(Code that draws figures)

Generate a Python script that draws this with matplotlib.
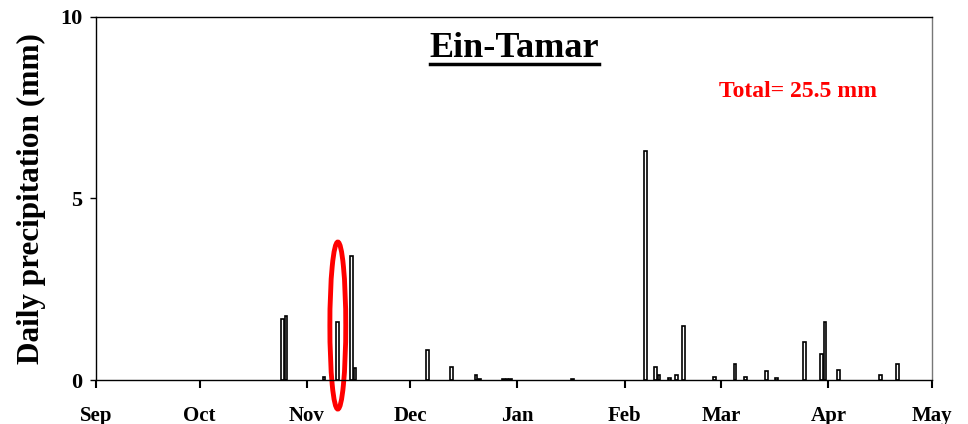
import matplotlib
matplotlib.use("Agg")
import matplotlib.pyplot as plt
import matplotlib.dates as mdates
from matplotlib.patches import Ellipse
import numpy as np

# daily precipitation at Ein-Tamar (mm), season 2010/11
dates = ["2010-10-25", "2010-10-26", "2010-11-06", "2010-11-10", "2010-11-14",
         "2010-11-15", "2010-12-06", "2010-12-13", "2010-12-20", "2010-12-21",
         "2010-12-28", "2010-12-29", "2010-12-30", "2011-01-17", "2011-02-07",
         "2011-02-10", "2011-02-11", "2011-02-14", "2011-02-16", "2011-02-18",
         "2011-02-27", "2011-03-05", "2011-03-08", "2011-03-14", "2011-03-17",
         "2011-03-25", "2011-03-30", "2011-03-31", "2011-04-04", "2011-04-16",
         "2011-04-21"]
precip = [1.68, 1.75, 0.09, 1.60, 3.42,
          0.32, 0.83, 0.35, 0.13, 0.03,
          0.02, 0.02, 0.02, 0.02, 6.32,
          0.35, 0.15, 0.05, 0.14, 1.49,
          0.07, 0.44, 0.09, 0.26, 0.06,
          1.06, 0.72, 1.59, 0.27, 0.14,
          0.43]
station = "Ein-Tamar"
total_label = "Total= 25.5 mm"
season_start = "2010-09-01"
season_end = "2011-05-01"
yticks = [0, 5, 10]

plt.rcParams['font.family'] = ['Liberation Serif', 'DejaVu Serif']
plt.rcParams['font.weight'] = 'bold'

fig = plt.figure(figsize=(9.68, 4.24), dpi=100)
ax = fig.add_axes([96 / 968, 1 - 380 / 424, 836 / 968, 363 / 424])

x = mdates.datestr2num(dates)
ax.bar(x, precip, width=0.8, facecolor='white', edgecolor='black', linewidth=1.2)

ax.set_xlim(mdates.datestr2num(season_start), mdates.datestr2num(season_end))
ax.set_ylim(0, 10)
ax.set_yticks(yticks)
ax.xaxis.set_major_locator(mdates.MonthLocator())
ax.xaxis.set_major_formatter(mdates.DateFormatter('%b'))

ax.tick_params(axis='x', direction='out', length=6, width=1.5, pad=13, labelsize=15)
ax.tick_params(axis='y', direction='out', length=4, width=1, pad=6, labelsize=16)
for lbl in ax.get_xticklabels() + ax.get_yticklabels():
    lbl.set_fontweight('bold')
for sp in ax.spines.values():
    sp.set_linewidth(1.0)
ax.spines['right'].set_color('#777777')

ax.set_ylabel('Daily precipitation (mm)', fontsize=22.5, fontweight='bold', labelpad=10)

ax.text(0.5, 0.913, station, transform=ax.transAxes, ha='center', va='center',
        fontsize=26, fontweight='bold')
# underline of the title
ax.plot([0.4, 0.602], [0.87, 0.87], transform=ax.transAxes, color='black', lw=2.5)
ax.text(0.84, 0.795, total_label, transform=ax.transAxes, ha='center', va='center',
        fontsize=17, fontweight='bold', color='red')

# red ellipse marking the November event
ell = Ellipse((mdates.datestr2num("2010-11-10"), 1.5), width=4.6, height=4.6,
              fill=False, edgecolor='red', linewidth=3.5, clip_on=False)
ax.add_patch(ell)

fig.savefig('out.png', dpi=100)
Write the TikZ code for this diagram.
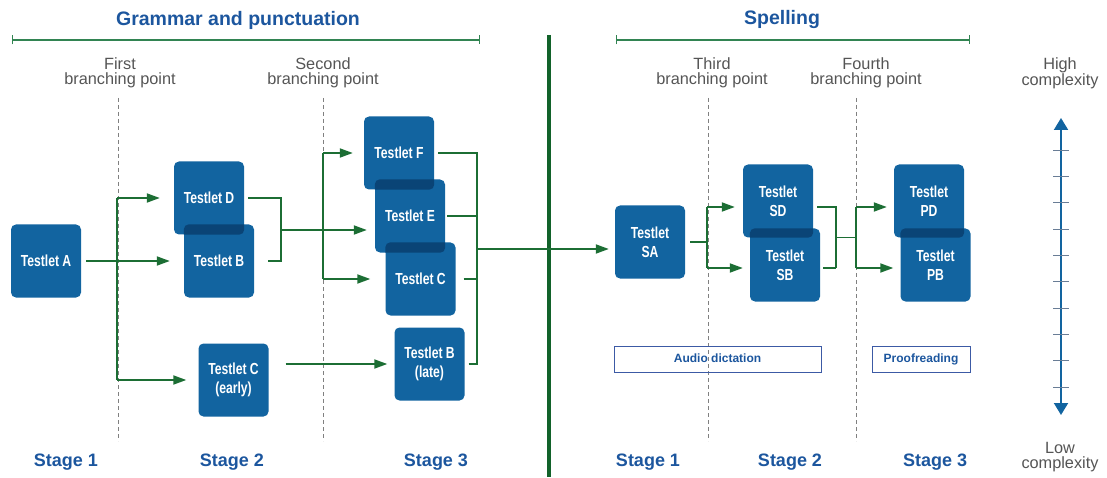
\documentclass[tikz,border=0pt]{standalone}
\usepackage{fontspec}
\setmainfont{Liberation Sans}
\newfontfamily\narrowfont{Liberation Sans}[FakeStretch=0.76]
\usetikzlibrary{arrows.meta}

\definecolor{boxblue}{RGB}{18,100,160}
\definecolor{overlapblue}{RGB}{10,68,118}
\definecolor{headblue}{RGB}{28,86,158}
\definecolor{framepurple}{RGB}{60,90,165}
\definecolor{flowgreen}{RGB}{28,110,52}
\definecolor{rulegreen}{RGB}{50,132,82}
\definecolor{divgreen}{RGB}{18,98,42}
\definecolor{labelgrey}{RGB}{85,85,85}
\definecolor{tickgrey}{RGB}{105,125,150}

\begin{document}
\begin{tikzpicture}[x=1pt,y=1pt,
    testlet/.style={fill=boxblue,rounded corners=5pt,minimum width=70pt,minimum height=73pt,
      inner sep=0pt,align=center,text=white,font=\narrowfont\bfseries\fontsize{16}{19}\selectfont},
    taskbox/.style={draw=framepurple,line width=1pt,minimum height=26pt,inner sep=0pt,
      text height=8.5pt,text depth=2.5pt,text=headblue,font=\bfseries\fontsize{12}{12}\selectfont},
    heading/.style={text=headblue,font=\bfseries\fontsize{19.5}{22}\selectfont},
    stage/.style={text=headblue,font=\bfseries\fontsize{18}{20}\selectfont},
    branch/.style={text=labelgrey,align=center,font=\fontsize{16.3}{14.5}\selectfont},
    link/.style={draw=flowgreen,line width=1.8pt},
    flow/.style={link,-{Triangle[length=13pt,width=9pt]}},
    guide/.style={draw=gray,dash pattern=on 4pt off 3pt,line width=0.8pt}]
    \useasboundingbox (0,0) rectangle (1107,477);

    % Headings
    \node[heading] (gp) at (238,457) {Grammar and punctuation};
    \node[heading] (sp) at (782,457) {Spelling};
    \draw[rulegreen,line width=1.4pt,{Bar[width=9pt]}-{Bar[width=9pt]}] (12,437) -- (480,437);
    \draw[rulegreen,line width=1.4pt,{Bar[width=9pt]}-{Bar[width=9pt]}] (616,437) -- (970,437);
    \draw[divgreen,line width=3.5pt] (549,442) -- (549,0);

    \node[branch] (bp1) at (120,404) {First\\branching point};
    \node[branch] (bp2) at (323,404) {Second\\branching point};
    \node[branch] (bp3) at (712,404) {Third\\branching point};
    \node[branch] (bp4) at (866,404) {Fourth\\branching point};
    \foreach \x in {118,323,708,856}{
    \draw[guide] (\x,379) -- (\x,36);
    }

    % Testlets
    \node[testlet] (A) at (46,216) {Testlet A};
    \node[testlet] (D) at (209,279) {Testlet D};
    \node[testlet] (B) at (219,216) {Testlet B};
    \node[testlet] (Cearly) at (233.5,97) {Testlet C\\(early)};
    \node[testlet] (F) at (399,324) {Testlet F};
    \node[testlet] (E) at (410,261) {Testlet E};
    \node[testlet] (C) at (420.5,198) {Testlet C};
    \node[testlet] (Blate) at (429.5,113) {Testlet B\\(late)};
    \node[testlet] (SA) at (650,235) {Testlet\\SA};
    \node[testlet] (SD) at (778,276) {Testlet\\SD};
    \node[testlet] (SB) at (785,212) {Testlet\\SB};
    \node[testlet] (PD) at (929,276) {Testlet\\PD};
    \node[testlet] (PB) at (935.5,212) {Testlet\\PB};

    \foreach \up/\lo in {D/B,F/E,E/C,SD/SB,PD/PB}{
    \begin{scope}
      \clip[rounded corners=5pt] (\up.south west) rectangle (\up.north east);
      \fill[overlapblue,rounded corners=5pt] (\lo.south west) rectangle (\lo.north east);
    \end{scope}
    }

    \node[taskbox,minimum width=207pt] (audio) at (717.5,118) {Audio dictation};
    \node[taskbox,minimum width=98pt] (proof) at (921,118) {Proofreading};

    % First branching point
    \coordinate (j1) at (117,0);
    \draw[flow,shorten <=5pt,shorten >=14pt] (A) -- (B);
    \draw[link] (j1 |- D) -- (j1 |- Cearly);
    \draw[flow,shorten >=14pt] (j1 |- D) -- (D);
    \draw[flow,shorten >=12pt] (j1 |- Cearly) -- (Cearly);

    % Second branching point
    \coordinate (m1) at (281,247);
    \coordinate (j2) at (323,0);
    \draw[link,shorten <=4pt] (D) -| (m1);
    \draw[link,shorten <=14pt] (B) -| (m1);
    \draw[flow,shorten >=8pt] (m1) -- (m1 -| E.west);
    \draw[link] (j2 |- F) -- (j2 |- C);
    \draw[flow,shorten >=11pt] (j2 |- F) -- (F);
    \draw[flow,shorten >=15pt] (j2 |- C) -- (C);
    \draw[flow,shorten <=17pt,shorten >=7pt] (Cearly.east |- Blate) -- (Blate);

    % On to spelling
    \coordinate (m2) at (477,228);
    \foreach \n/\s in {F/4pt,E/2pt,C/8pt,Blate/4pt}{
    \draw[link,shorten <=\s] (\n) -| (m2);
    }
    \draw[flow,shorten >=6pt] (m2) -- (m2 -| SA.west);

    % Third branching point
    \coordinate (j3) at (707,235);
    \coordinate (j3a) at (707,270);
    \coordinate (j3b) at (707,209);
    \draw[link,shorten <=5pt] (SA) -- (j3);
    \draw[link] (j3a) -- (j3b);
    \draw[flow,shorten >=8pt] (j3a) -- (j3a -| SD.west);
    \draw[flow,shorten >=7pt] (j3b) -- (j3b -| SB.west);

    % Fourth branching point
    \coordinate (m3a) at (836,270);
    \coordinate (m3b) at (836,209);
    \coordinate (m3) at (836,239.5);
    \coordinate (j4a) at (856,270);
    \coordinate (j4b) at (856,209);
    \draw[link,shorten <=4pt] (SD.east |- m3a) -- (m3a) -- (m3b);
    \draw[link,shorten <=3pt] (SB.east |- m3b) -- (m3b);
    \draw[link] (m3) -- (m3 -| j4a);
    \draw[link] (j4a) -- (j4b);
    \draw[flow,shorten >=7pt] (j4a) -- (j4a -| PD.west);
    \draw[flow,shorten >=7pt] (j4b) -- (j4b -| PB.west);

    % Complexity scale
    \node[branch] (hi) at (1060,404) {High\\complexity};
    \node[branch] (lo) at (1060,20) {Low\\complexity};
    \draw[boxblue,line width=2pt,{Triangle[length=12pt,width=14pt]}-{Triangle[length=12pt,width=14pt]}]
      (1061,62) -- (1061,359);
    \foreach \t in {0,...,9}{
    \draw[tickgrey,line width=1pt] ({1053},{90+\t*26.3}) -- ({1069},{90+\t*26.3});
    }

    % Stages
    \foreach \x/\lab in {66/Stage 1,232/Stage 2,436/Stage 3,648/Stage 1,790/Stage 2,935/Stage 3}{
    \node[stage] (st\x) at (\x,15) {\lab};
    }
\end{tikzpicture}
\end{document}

## Job
Give again exactly the lines running from the beginning of the material above through the line that contains "fontsize=22.5, fontweight='bold', labelpad=10)", and leave out every picture.

## Output below
Generate a Python script that draws this with matplotlib.
import matplotlib
matplotlib.use("Agg")
import matplotlib.pyplot as plt
import matplotlib.dates as mdates
from matplotlib.patches import Ellipse
import numpy as np

# daily precipitation at Ein-Tamar (mm), season 2010/11
dates = ["2010-10-25", "2010-10-26", "2010-11-06", "2010-11-10", "2010-11-14",
         "2010-11-15", "2010-12-06", "2010-12-13", "2010-12-20", "2010-12-21",
         "2010-12-28", "2010-12-29", "2010-12-30", "2011-01-17", "2011-02-07",
         "2011-02-10", "2011-02-11", "2011-02-14", "2011-02-16", "2011-02-18",
         "2011-02-27", "2011-03-05", "2011-03-08", "2011-03-14", "2011-03-17",
         "2011-03-25", "2011-03-30", "2011-03-31", "2011-04-04", "2011-04-16",
         "2011-04-21"]
precip = [1.68, 1.75, 0.09, 1.60, 3.42,
          0.32, 0.83, 0.35, 0.13, 0.03,
          0.02, 0.02, 0.02, 0.02, 6.32,
          0.35, 0.15, 0.05, 0.14, 1.49,
          0.07, 0.44, 0.09, 0.26, 0.06,
          1.06, 0.72, 1.59, 0.27, 0.14,
          0.43]
station = "Ein-Tamar"
total_label = "Total= 25.5 mm"
season_start = "2010-09-01"
season_end = "2011-05-01"
yticks = [0, 5, 10]

plt.rcParams['font.family'] = ['Liberation Serif', 'DejaVu Serif']
plt.rcParams['font.weight'] = 'bold'

fig = plt.figure(figsize=(9.68, 4.24), dpi=100)
ax = fig.add_axes([96 / 968, 1 - 380 / 424, 836 / 968, 363 / 424])

x = mdates.datestr2num(dates)
ax.bar(x, precip, width=0.8, facecolor='white', edgecolor='black', linewidth=1.2)

ax.set_xlim(mdates.datestr2num(season_start), mdates.datestr2num(season_end))
ax.set_ylim(0, 10)
ax.set_yticks(yticks)
ax.xaxis.set_major_locator(mdates.MonthLocator())
ax.xaxis.set_major_formatter(mdates.DateFormatter('%b'))

ax.tick_params(axis='x', direction='out', length=6, width=1.5, pad=13, labelsize=15)
ax.tick_params(axis='y', direction='out', length=4, width=1, pad=6, labelsize=16)
for lbl in ax.get_xticklabels() + ax.get_yticklabels():
    lbl.set_fontweight('bold')
for sp in ax.spines.values():
    sp.set_linewidth(1.0)
ax.spines['right'].set_color('#777777')

ax.set_ylabel('Daily precipitation (mm)', fontsize=22.5, fontweight='bold', labelpad=10)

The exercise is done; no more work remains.